Recently, I was chatting with someone interested in finding information on some of her ancestors listed on her family tree with only the year of birth and the year of death, but she couldn’t find out anything about them.
It reminded me of the poem Linda Ellis wrote entitled.The Dash. My friend’s ancestors were real people who lived for a specific time on this earth, having a career and a family. But all she knew about them was their name and perhaps the date of birth and/or death.
While researching my father’s maternal family, I came across many ancestors that were merely a name and date, but I wanted to know how they spent their ‘dash.’ So what did I do? I started by figuring out where they lived if nothing more than the country. Then I checked to see what was happening in history at that particular time and especially in that specific place. Did they live in England at the time of the Black Plaque? Did they immigrate to Lower Canada in the early days of our country? Was there a war going on at the time? Did they live under the rule of a tyrant?
By trying to find out as much as possible about the times and the places, I could at least get an idea of what life was like for that particular ancestor. I checked the web for pictures of the area and the times. What kind of clothes would that person have worn? What was the major industry in that time and place?
The thrill of discovery kept me pursuing more and more. I tried to find out what was going on in the world at that time. For example, some of the things I learned about my father’s mother, who was born in 1875 and died early in 1914, led me to questions such as:
- Since she seemed to enjoy reading, did she ever read the first Sherlock Holmes story, published in 1887?
- How would she feel if she had read in the newspaper about Jack the Ripper in London in 1888?
- What was her response when she learned about the sinking of the Titanic in 1912?
The first motion picture was shown in 1895, and I wonder if she had ever had an opportunity to see one. She never got to vote, as this did not happen in Manitoba until two years after her death, but I wonder if she would have been for or against women having the right to do so.
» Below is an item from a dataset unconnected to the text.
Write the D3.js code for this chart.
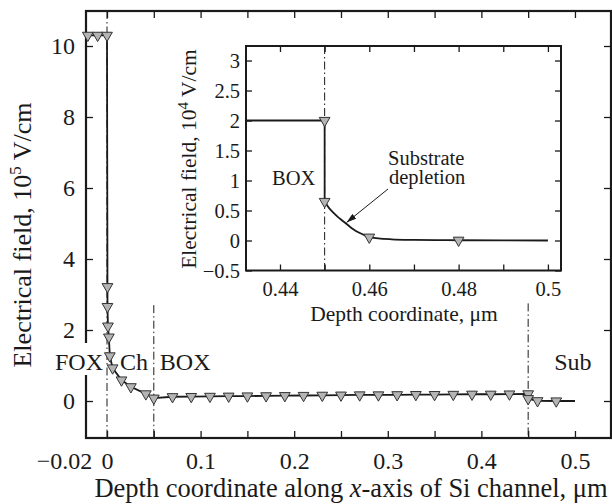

She died shortly before the beginning of World War I, but I wonder how much she knew about the political climate that had led up to it.
We may never know exactly how our ancestors spent their time during the ‘dash,’ but for many of them, we can get a pretty good picture of what life may have been like for them. By learning what society was like at the time, the political climate in which they lived, the illnesses they may have faced as well as how those illnesses may have been treated, and the everyday struggles during their lifetime, we can begin to have a greater appreciation for them and for the influence they had, be it ever so minor, on who we are today.
Now, my father’s maternal family tree is not just a list of names and dates on a piece of paper or in a computer file; it is a book of stories of what I learned about the lives of individuals. The book ends with a chronological list of family members and what was happening during their ‘dash.’